Up until that fourth-down haul, though, Wilson’s game was more notable for a couple of bad breaks. It was Wilson that Prescott was aiming for in the end zone at the end of a 13-play, seven-minute drive early in the second quarter. Instead of a tying touchdown, the ball was intercepted, taking the wind out of the Cowboys’ sails.
On the next possession, Prescott came back to Wilson, again in the end zone. The former sixth-round draft pick looked for a moment like he had caught a perfectly-placed scoring throw, but he was unable to complete the catch as he went to the ground, leaving the Cowboys to settle for a field goal.
But Prescott and the Cowboys kept looking Wilson’s way, knowing it would take a complete team effort to beat New England at home. It finally paid off with Wilson’s clutch reception late to extend the drive that ultimately forced overtime.
“We talked all week,” head coach Mike McCarthy explained in his postgame remarks. “Just the few times I’ve had a chance to go against the Patriots, you have to have more than one or two perimeter players if you think you’re going to have a productive day. We went in here clearly with the mindset of: it didn’t matter who was at X, who was at F, who was at Z. It didn’t matter which back was in the game. It didn’t mater which tight end was in there. We were going to challenge them schematically. Try to defeat their leverage and go play. Knowingly, to have success, your third, fourth, fifth- however you view them- your receivers, those guys needed to make plays today. That was a big part.”
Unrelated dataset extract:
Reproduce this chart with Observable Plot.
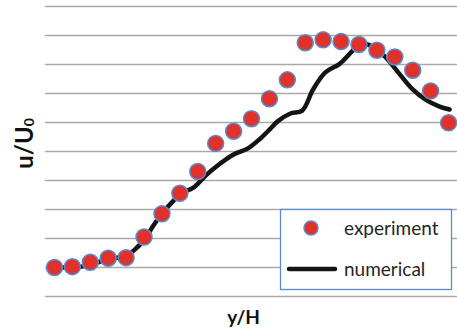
<!DOCTYPE html>
<html>
<head>
<meta charset="utf-8">
<script src="https://cdn.jsdelivr.net/npm/d3@7"></script>
<script src="https://cdn.jsdelivr.net/npm/@observablehq/plot@0.6"></script>
<style>
  html, body { margin: 0; padding: 0; background: #fff; }
  #wrap { position: relative; width: 457px; height: 332px; overflow: hidden; }
  #legend { position: absolute; left: 0; top: 0; }
</style>
</head>
<body>
<div id="wrap"></div>
<script>
// Experiment points (x = station index, y = u/U0)
const expX = [0,1,2,3,4,5,6,7,8,9,10,11,12,13,14,15,16,17,18,19,20,21,22];
const expY = [1.00,1.03,1.18,1.32,1.34,2.05,2.85,3.56,4.31,5.28,5.70,6.13,6.82,7.47,8.75,8.85,8.79,8.69,8.49,8.26,7.80,7.09,5.99];

// Numerical curve (traced)
const numX = [0,1.5,3,4,4.44,5.06,5.56,6.06,6.61,7.06,7.78,8.44,9.11,10,10.78,11.5,12.06,12.44,13.17,13.83,14.44,15.11,15.94,16.61,17.06,17.61,18.44,19.28,20,20.78,21.5,22.06];
const numY = [1.00,1.03,1.28,1.41,1.59,2.0,2.48,2.90,3.28,3.55,3.76,4.17,4.52,4.90,5.10,5.45,5.79,6.03,6.31,6.41,7.14,7.72,8.03,8.45,8.72,8.66,8.28,7.66,7.14,6.76,6.55,6.45];

const gridVals = [0,1,2,3,4,5,6,7,8,9,10];
const xLabel = "y/H";
const yLabel = "u/U";
const ySub = "0";
const legendLabels = ["experiment", "numerical"];

const expData = expX.map((x, i) => ({x, y: expY[i]}));
const numData = numX.map((x, i) => ({x, y: numY[i]}));

const RED = "#e0312a", BLUE = "#5b8bcf";
const FONT = "Lato, 'Open Sans', sans-serif";

const chart = Plot.plot({
  width: 457,
  height: 332,
  marginTop: 6,
  marginBottom: 36,
  marginLeft: 45,
  marginRight: 0,
  x: {domain: [-0.5, 22.5], axis: null},
  y: {domain: [0, 10], axis: null},
  style: {fontFamily: FONT, background: "#fff"},
  marks: [
    Plot.ruleY(gridVals, {stroke: "#a9a9a9", strokeWidth: 1.5}),
    Plot.line(numData, {x: "x", y: "y", curve: "catmull-rom", stroke: "#141414", strokeWidth: 4.5, strokeLinejoin: "round", strokeLinecap: "round"}),
    Plot.dot(expData, {x: "x", y: "y", r: 8, fill: RED, stroke: BLUE, strokeWidth: 1.5}),
    Plot.text([xLabel], {frameAnchor: "bottom", textAnchor: "middle", lineAnchor: "middle", dx: -8, dy: 21, fontSize: 19, fontWeight: "bold", fill: "#111"}),
    Plot.text([yLabel], {frameAnchor: "left", textAnchor: "middle", lineAnchor: "middle", dx: -20, dy: -8, rotate: -90, fontSize: 24, fontWeight: "bold", fill: "#111"})
  ]
});
document.getElementById("wrap").appendChild(chart);

// subscript on the y label
d3.select(chart).selectAll("text")
  .filter(function() { return this.textContent === yLabel; })
  .append("tspan").attr("font-size", 14).attr("dy", "0.05em").text(ySub);

// Legend overlay
const lg = d3.select("#wrap").append("svg")
  .attr("id", "legend").attr("width", 457).attr("height", 332)
  .style("font-family", FONT);
lg.append("rect").attr("x", 280.5).attr("y", 209.5).attr("width", 171).attr("height", 80)
  .attr("fill", "#fff").attr("stroke", BLUE).attr("stroke-width", 1.3);
lg.append("circle").attr("cx", 311).attr("cy", 228).attr("r", 7)
  .attr("fill", RED).attr("stroke", BLUE).attr("stroke-width", 1.5);
lg.append("line").attr("x1", 289).attr("x2", 335).attr("y1", 269).attr("y2", 269)
  .attr("stroke", "#141414").attr("stroke-width", 4.5).attr("stroke-linecap", "round");
lg.selectAll("text.l").data(legendLabels).join("text")
  .attr("x", 344).attr("y", (d, i) => i === 0 ? 228 : 269)
  .attr("dy", "0.35em").attr("font-size", 19).attr("fill", "#262626").text(d => d);
</script>
</body>
</html>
Prescott also spoke of the team mentality of the Dallas pass-catchers.
“Just the brotherhood,” Prescott told reporters. “Just the way that we interact with each other throughout the building, off the field, and then it all just shows on the field. For CeeDee to say that [Wilson’s fourth-down reception was the key play of the game-tying drive], he’s right. That’s huge. Without Ced’s catch, we’re not talking CeeDee’s touchdown and we’re not even talking overtime, pretty much. Yeah, it’s huge. It’s a special group and a group that I’m so privileged to be a part of.”
When Gallup recovers from his calf injury, he’ll resume his spot in the starting lineup, and Wilson will likely see a drop in playing time. But Gallup is in a contract year, and likely to get high-dollar offers to play elsewhere in an offense where he’s not the third-best option. What Wilson is showing now, while filling in for his fellow 2018 draft-class-mate, may pay big dividends moving forward.
It certainly did as Sunday’s game in New England entered crunch time.
“It feels good that I trust in them just like they trust in me,” Wilson said after the game. “Obviously, in the red zone, a couple of those, I wish I could’ve pulled in. And I told [Dak], and he told me, ‘We’re going to get it when we need it.'”
Sure enough, when they did need it versus the Patriots, Prescott and Wilson made good on that prophecy.
“Supreme confidence,” Wilson said of his quarterback and the offense’s mindset in the huddle. “One, just knowing we can do anything we set our mind to. And then preparation. We do [a] two-minute [drill] every Thursday at practice. Either we win, or the defense wins. And that time, we won.”